* Start *

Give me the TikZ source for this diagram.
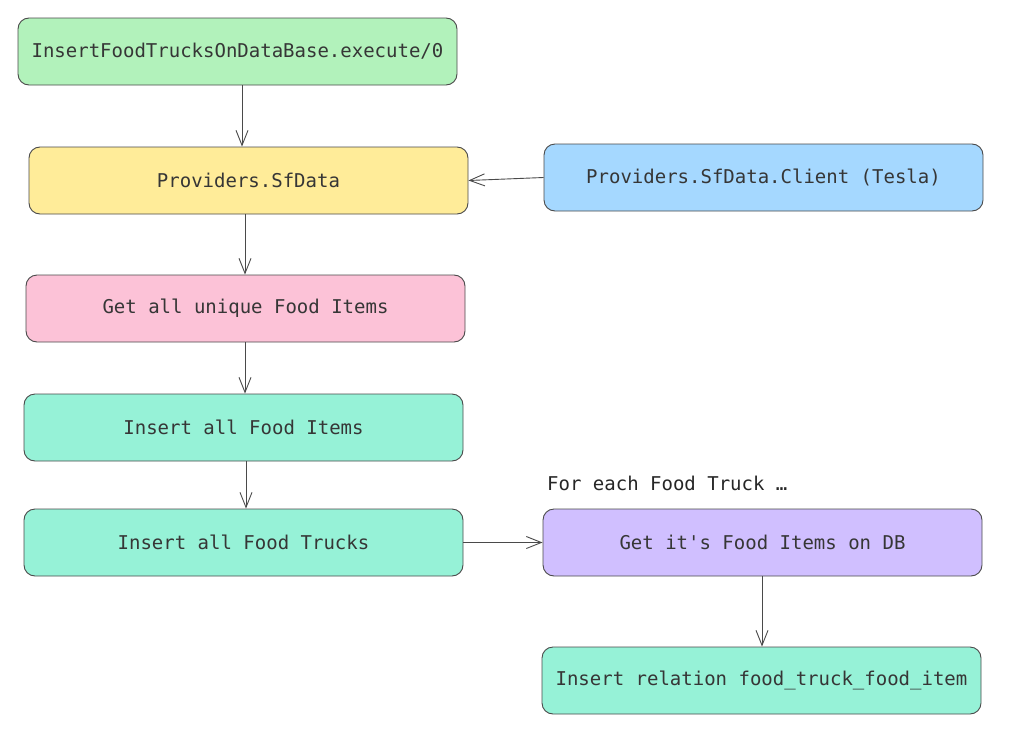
\documentclass[tikz,border=0pt]{standalone}
\usepackage{fontspec}
\setmonofont{DejaVu Sans Mono}
\usetikzlibrary{arrows.meta}
\definecolor{cgreen}{HTML}{B2F2BB}
\definecolor{cyellow}{HTML}{FFEC99}
\definecolor{cblue}{HTML}{A5D8FF}
\definecolor{cpink}{HTML}{FCC2D7}
\definecolor{cteal}{HTML}{96F2D7}
\definecolor{cpurple}{HTML}{D0BFFF}
\definecolor{cstroke}{HTML}{4A4A4A}
\definecolor{ctext}{HTML}{363636}
\tikzset{
  box/.style={draw=cstroke, line width=0.9pt, rounded corners=11pt,
    minimum width=439pt, minimum height=67pt, inner sep=0pt,
    font=\fontsize{19}{22}\selectfont\ttfamily, text=ctext},
  arr/.style={draw=cstroke, line width=0.9pt, -{Straight Barb[length=15pt,width=12pt]}},
  lbl/.style={font=\fontsize{19}{22}\selectfont\ttfamily, text=black!85, inner sep=0pt, anchor=west}
}
\begin{document}
\begin{tikzpicture}[x=1pt,y=-1pt]
\useasboundingbox (0,0) rectangle (1020,736);
\node[box, fill=cgreen] (n1) at (237.5,51.5) {InsertFoodTrucksOnDataBase.execute/0};
\node[box, fill=cyellow] (n2) at (248.5,180.5) {Providers.SfData};
\node[box, fill=cblue] (n3) at (763.5,177.5) {Providers.SfData.Client (Tesla)};
\node[box, fill=cpink] (n4) at (245.5,308.5) {Get all unique Food Items};
\node[box, fill=cteal] (n5) at (243.5,427.5) {Insert all Food Items};
\node[box, fill=cteal] (n6) at (243.5,542.5) {Insert all Food Trucks};
\node[box, fill=cpurple] (n7) at (762.5,542.5) {Get it's Food Items on DB};
\node[box, fill=cteal] (n8) at (761.5,680.5) {Insert relation food\_truck\_food\_item};
\node[lbl] (t1) at (547,483) {For each Food Truck …};
\draw[arr] (n1.south -| 242,0) -- (n2.north -| 242,0);
\draw[arr] (n3.west) -- (n2.east);
\draw[arr] (n2.south -| 245,0) -- (n4.north -| 245,0);
\draw[arr] (n4.south -| 245,0) -- (n5.north -| 245,0);
\draw[arr] (n5.south -| 246,0) -- (n6.north -| 246,0);
\draw[arr] (n6.east) -- (n7.west);
\draw[arr] (n7.south -| 762,0) -- (n8.north -| 762,0);
\end{tikzpicture}
\end{document}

* End *

• **Work instructions**: Repeat the data exactly, excluding the pictures.

• **In response**:
Give me the TikZ source for this diagram.
\documentclass[tikz,border=0pt]{standalone}
\usepackage{fontspec}
\setmonofont{DejaVu Sans Mono}
\usetikzlibrary{arrows.meta}
\definecolor{cgreen}{HTML}{B2F2BB}
\definecolor{cyellow}{HTML}{FFEC99}
\definecolor{cblue}{HTML}{A5D8FF}
\definecolor{cpink}{HTML}{FCC2D7}
\definecolor{cteal}{HTML}{96F2D7}
\definecolor{cpurple}{HTML}{D0BFFF}
\definecolor{cstroke}{HTML}{4A4A4A}
\definecolor{ctext}{HTML}{363636}
\tikzset{
  box/.style={draw=cstroke, line width=0.9pt, rounded corners=11pt,
    minimum width=439pt, minimum height=67pt, inner sep=0pt,
    font=\fontsize{19}{22}\selectfont\ttfamily, text=ctext},
  arr/.style={draw=cstroke, line width=0.9pt, -{Straight Barb[length=15pt,width=12pt]}},
  lbl/.style={font=\fontsize{19}{22}\selectfont\ttfamily, text=black!85, inner sep=0pt, anchor=west}
}
\begin{document}
\begin{tikzpicture}[x=1pt,y=-1pt]
\useasboundingbox (0,0) rectangle (1020,736);
\node[box, fill=cgreen] (n1) at (237.5,51.5) {InsertFoodTrucksOnDataBase.execute/0};
\node[box, fill=cyellow] (n2) at (248.5,180.5) {Providers.SfData};
\node[box, fill=cblue] (n3) at (763.5,177.5) {Providers.SfData.Client (Tesla)};
\node[box, fill=cpink] (n4) at (245.5,308.5) {Get all unique Food Items};
\node[box, fill=cteal] (n5) at (243.5,427.5) {Insert all Food Items};
\node[box, fill=cteal] (n6) at (243.5,542.5) {Insert all Food Trucks};
\node[box, fill=cpurple] (n7) at (762.5,542.5) {Get it's Food Items on DB};
\node[box, fill=cteal] (n8) at (761.5,680.5) {Insert relation food\_truck\_food\_item};
\node[lbl] (t1) at (547,483) {For each Food Truck …};
\draw[arr] (n1.south -| 242,0) -- (n2.north -| 242,0);
\draw[arr] (n3.west) -- (n2.east);
\draw[arr] (n2.south -| 245,0) -- (n4.north -| 245,0);
\draw[arr] (n4.south -| 245,0) -- (n5.north -| 245,0);
\draw[arr] (n5.south -| 246,0) -- (n6.north -| 246,0);
\draw[arr] (n6.east) -- (n7.west);
\draw[arr] (n7.south -| 762,0) -- (n8.north -| 762,0);
\end{tikzpicture}
\end{document}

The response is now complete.